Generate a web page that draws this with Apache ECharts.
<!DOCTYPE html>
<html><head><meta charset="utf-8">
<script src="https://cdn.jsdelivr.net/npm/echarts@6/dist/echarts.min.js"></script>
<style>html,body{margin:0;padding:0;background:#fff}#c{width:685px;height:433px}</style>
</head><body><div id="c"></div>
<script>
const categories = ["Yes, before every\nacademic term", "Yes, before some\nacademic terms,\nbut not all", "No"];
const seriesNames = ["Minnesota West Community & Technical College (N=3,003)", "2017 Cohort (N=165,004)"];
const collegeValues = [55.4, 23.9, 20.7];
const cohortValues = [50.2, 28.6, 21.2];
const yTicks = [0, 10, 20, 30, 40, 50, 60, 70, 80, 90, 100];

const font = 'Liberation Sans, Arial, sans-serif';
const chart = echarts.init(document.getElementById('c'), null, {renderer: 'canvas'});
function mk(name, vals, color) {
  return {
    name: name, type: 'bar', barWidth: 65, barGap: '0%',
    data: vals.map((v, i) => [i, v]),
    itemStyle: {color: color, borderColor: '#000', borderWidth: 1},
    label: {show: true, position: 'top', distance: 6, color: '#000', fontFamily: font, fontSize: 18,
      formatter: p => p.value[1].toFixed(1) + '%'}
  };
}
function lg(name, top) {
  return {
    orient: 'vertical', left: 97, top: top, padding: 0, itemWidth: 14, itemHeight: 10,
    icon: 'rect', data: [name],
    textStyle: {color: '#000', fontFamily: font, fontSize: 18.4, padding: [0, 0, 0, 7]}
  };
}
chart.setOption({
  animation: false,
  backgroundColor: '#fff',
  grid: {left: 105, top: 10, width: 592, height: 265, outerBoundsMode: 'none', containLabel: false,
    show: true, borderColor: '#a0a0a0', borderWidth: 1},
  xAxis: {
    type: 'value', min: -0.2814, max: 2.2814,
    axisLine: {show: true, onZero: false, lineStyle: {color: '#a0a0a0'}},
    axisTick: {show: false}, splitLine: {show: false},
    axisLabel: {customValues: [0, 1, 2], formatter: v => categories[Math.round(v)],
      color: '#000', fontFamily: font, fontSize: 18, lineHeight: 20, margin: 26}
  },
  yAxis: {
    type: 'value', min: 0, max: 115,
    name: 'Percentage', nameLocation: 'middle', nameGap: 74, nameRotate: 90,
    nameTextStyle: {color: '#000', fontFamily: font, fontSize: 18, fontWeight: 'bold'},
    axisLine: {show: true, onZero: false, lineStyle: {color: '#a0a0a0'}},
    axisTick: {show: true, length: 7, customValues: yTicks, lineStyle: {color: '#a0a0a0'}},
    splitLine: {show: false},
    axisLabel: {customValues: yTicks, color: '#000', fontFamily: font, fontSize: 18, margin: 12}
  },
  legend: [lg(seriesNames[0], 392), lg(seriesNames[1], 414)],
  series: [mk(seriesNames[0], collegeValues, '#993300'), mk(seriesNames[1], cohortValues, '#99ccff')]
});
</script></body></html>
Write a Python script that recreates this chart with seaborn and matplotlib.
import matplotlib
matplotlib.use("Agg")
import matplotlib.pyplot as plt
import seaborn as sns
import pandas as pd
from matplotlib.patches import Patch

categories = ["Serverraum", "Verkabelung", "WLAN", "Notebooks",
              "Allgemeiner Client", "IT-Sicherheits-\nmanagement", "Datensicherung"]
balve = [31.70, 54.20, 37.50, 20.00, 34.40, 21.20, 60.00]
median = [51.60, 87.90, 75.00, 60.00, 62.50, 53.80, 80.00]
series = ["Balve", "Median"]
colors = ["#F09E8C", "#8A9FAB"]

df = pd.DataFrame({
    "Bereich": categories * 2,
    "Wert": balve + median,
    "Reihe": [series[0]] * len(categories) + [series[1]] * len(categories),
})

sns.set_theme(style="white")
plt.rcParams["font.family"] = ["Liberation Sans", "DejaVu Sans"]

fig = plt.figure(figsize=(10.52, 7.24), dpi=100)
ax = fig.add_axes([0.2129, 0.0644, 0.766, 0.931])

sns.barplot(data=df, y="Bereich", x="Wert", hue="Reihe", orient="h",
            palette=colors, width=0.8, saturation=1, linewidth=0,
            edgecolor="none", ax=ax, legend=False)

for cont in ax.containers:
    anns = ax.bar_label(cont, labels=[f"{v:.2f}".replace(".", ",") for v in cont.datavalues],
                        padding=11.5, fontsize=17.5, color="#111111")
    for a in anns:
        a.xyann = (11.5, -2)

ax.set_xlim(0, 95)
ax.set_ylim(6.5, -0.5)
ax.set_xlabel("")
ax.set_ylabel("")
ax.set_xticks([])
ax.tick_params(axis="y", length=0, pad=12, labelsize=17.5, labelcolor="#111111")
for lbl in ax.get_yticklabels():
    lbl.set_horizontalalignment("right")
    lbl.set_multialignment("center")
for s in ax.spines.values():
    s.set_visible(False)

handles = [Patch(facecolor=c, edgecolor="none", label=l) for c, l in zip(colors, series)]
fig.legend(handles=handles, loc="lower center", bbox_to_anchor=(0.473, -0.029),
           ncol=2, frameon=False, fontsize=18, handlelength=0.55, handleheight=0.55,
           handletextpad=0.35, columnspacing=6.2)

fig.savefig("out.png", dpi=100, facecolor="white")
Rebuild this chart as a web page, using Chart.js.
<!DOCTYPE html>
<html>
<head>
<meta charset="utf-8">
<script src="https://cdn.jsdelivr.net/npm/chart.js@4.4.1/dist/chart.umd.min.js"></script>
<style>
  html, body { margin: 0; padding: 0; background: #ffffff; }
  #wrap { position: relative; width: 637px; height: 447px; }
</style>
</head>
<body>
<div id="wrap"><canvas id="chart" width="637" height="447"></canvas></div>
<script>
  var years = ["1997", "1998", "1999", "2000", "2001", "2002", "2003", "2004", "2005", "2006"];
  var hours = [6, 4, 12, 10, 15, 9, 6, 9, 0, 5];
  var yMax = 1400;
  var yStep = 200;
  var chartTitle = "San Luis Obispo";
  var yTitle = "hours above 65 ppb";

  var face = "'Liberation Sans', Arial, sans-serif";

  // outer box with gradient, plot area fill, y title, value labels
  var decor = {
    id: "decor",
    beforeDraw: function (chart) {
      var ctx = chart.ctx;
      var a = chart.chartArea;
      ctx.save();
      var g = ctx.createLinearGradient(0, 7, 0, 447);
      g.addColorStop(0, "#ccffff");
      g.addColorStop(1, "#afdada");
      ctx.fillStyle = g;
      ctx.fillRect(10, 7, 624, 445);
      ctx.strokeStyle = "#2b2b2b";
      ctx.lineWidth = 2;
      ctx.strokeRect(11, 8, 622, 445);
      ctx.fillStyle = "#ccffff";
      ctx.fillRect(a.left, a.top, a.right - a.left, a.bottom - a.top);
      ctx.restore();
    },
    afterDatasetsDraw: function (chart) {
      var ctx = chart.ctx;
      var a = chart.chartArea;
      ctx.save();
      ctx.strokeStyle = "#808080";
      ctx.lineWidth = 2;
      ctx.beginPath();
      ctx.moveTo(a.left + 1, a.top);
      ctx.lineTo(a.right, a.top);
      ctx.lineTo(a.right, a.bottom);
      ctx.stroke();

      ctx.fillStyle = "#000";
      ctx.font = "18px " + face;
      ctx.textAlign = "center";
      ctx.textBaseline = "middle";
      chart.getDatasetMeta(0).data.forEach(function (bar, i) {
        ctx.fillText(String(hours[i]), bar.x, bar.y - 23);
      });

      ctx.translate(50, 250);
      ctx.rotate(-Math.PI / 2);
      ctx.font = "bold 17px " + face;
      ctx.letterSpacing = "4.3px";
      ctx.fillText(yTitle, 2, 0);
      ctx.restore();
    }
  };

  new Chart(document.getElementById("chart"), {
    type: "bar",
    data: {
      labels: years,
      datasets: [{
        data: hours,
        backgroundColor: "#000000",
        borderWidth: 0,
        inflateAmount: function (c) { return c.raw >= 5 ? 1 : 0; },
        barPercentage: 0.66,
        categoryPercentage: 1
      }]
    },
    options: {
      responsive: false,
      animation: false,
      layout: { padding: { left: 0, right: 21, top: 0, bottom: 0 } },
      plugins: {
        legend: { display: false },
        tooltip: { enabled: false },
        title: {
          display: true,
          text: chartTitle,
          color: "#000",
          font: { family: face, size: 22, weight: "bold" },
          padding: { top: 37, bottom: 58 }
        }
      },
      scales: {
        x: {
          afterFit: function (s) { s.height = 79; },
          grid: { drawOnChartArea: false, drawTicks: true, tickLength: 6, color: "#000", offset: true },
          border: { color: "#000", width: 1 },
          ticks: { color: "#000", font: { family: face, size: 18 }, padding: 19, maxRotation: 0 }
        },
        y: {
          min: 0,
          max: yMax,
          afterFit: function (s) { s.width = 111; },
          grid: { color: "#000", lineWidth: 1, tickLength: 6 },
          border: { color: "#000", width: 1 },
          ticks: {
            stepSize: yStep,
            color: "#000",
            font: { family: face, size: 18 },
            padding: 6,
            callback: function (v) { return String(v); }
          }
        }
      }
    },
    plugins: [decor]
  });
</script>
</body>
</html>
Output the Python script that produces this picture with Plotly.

_To do_:
Search the entries for the word "matplotlib" and copy every line that has it.

_Task result_:
Write a Python script that recreates this chart with seaborn and matplotlib.
import matplotlib
matplotlib.use("Agg")
import matplotlib.pyplot as plt
from matplotlib.patches import Patch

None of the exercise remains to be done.